Social benefits come from group play where children negotiate rules, share equipment and cooperate on tasks. Challenging games build teamwork and trust.
Benefits include:
- Improved self-regulation by coping with strong feelings
- Stronger relationships through cooperation
- Learning to respect other’s limits in risky or challenging play
- Building empathy when comforting a friend who struggles
Encouraging Safe Risk Taking
Risk should be managed but not removed. Removing all risk can make play dull and can limit development. Safe risk taking is encouraged by:
- Supervising without over-directing
- Teaching children how to recognise hazards themselves
- Providing equipment in good condition
- Setting clear boundaries that still allow exploration
An example would be having a high climbing frame but with a soft surface underneath. Children know they can fall safely but still feel the height challenge.
Supporting Different Age Groups
Risk, stimulation and challenge look different for various ages:
- Under fives: manageable physical challenges like crawling through tunnels, handling large building blocks, pouring water
- Primary age: team games, structured sports, more complex construction play, supervised tool use in craft activities
- Older children: strategy games, unsupervised group projects, leadership roles in planning activities
Matching the level of risk, stimulation and challenge to the child’s age and ability makes play safe and rewarding.
Observing and Reflecting on Play
Observation helps assess if children are benefiting from risk, stimulation and challenge. Watch how they approach tasks, respond to setbacks and interact with peers. Reflection lets you adjust play activities to meet their needs and help them progress.
Consider:
- Does the child look engaged and motivated?
- Are they taking safe risks without reckless behaviour?
- Are they meeting challenges with persistence?
- Do they seek more stimulation or appear bored?

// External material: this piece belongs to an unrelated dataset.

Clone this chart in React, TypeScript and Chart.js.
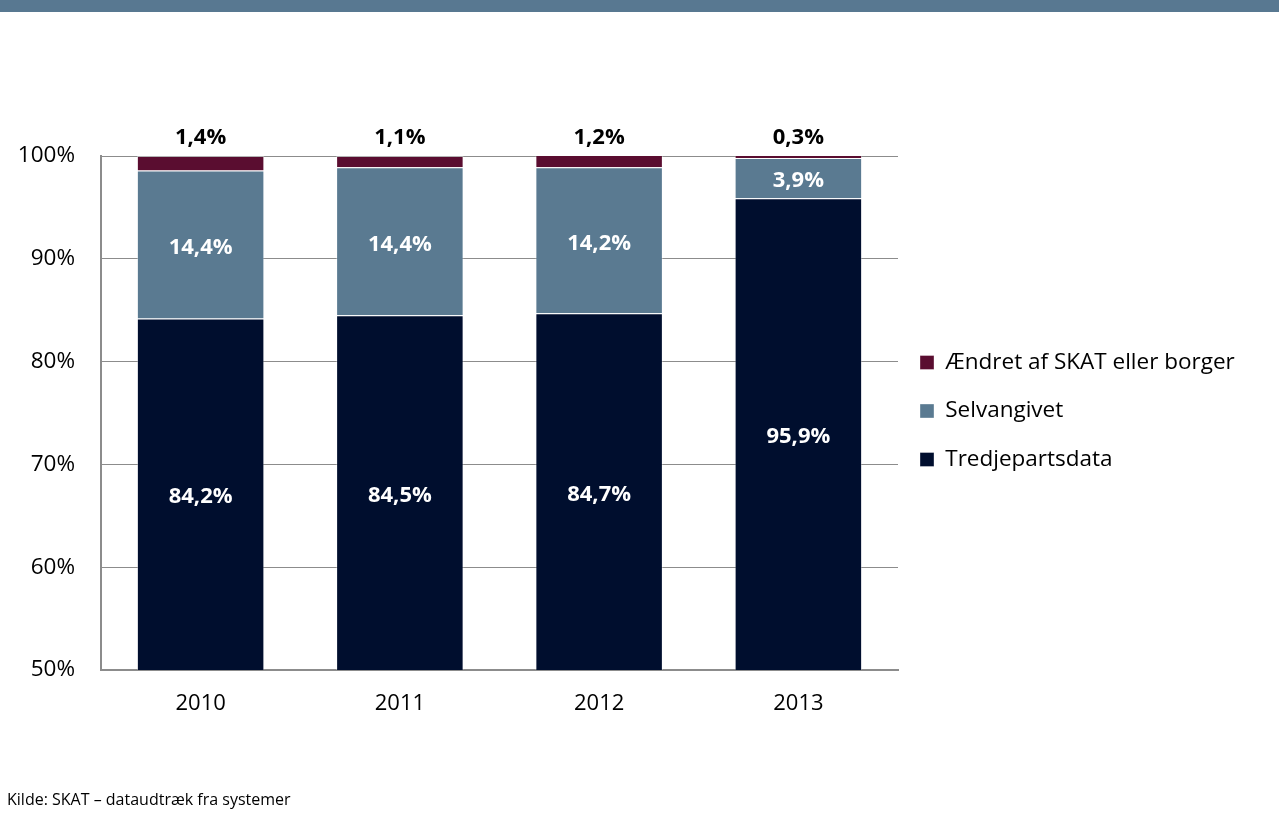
import React, { useEffect, useRef } from "react";
import { Chart, registerables } from "chart.js";

Chart.register(...registerables);

const categories = ["2010", "2011", "2012", "2013"];
const tredjepartsdata = [84.2, 84.5, 84.7, 95.9];
const selvangivet = [14.4, 14.4, 14.2, 3.9];
const aendret = [1.4, 1.1, 1.2, 0.3];
const seriesNames = ["Tredjepartsdata", "Selvangivet", "Ændret af SKAT eller borger"];
const seriesColors = ["#000E2E", "#5A7A91", "#5A0D30"];
const sourceText = "Kilde: SKAT – dataudtræk fra systemer";

const FONT = "'Open Sans', Lato, sans-serif";

const fmt = (v: number) => v.toFixed(1).replace(".", ",") + "%";

const labelPlugin = {
  id: "segLabels",
  afterDatasetsDraw(chart: any) {
    const { ctx, chartArea } = chart;
    ctx.save();
    ctx.textAlign = "center";
    ctx.textBaseline = "middle";
    ctx.font = `bold 22px ${FONT}`;
    chart.data.datasets.forEach((ds: any, di: number) => {
      const meta = chart.getDatasetMeta(di);
      meta.data.forEach((el: any, i: number) => {
        const v = ds.data[i];
        if (di === 2) {
          ctx.fillStyle = "#000";
          ctx.fillText(fmt(v), el.x, chartArea.top - 18);
        } else {
          const top = Math.max(el.y, chartArea.top);
          const bot = Math.min(el.base, chartArea.bottom);
          ctx.fillStyle = "#fff";
          ctx.fillText(fmt(v), el.x, (top + bot) / 2 + 3);
        }
      });
    });
    ctx.restore();
  },
};

const legendWidthPlugin = {
  id: "legendWidth",
  beforeLayout(chart: any) {
    const lg = chart.legend;
    if (lg && !lg.__patched) {
      const orig = lg.fit.bind(lg);
      lg.fit = () => {
        orig();
        lg.width = 381;
      };
      lg.__patched = true;
    }
  },
  afterLayout(chart: any) {
    const lg = chart.legend;
    if (lg) {
      lg.left -= 4;
      lg.right -= 4;
      lg.top -= 2;
      lg.bottom -= 2;
    }
  },
};

export default function App() {
  const ref = useRef<HTMLCanvasElement>(null);
  useEffect(() => {
    if (!ref.current) return;
    const chart = new Chart(ref.current, {
      type: "bar",
      data: {
        labels: categories,
        datasets: [
          { label: seriesNames[0], data: tredjepartsdata, backgroundColor: seriesColors[0] },
          { label: seriesNames[1], data: selvangivet, backgroundColor: seriesColors[1] },
          { label: seriesNames[2], data: aendret, backgroundColor: seriesColors[2] },
        ].map((d) => ({
          ...d,
          borderColor: "rgba(255,255,255,0.35)",
          borderWidth: 1,
          barPercentage: 0.64,
          categoryPercentage: 1,
        })),
      },
      options: {
        animation: false,
        responsive: false,
        maintainAspectRatio: false,
        layout: { padding: { top: 156, bottom: 93, left: 0, right: 0 } },
        plugins: {
          legend: {
            position: "right",
            fullSize: false,
            reverse: true,
            labels: {
              boxWidth: 14,
              boxHeight: 14,
              padding: 26,
              color: "#000",
              font: { family: FONT, size: 22.5 },
            },
          },
          tooltip: { enabled: false },
        },
        scales: {
          x: {
            stacked: true,
            grid: { display: false, drawTicks: false },
            border: { display: true, color: "#8C8C8C", width: 2 },
            ticks: { color: "#000", padding: 21, font: { family: FONT, size: 22 } },
            afterFit: (s: any) => {
              s.height = 60;
            },
          },
          y: {
            stacked: true,
            min: 50,
            max: 100,
            ticks: {
              stepSize: 10,
              color: "#000",
              padding: 26,
              font: { family: FONT, size: 22.5 },
              callback: (v: any) => v + "%",
            },
            grid: { color: "#8C8C8C", lineWidth: 1, drawTicks: false },
            border: { display: true, color: "#8C8C8C", width: 2 },
            afterFit: (s: any) => {
              s.width = 101;
            },
          },
        },
      },
      plugins: [labelPlugin, legendWidthPlugin],
    });
    return () => chart.destroy();
  }, []);

  return (
    <div style={{ position: "fixed", left: 0, top: 0, width: 1279, height: 823, background: "#fff", overflow: "hidden" }}>
      <canvas ref={ref} width={1279} height={823} style={{ position: "absolute", left: 0, top: 0, width: 1279, height: 823 }} />
      <div style={{ position: "absolute", left: 0, top: 0, width: 1279, height: 12, background: "#587891" }} />
      <div style={{ position: "absolute", left: 7, top: 789, fontFamily: FONT, fontSize: 16, lineHeight: "20px", color: "#000" }}>
        {sourceText}
      </div>
    </div>
  );
}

Encouraging Self-Reflection in Children
Helping children reflect on their own play increases awareness. Ask simple questions after play such as:
- What did you find hard today?
- How did you solve that problem?
- Would you like to try that again tomorrow?
These conversations help children recognise personal growth and see risk and challenge as positive parts of play.
The Role of the Environment
The play environment strongly influences risk, stimulation and challenge. Indoor and outdoor spaces can be adapted to suit different play styles. Outdoors offers natural risks such as uneven ground, weather changes and living creatures. Indoors allows manipulative play and quieter challenges.
Variety in the environment helps meet different developmental needs. A setting with both indoor crafts and a natural outdoor area supports well-rounded play experiences.
Practitioner Support
As a practitioner, your attitude towards risk and challenge will affect children’s confidence. Support them by:
- Encouraging exploration within safe boundaries
- Giving positive feedback for effort, not just success
- Allowing mistakes without criticism
- Modelling safe behaviour such as checking equipment and using tools carefully
Final Thoughts
Risk, stimulation and challenge are not separate ideas in children’s play. They blend together to create experiences that are exciting, meaningful and developmental. Children thrive when they are free to test themselves, explore their senses and solve problems.
Removing all risk or avoiding challenge may feel safer but can limit growth. The role of a skilled playworker is to balance safety with the freedom to explore. By guiding rather than controlling, you give children the space to build confidence, skills and resilience that will serve them for life.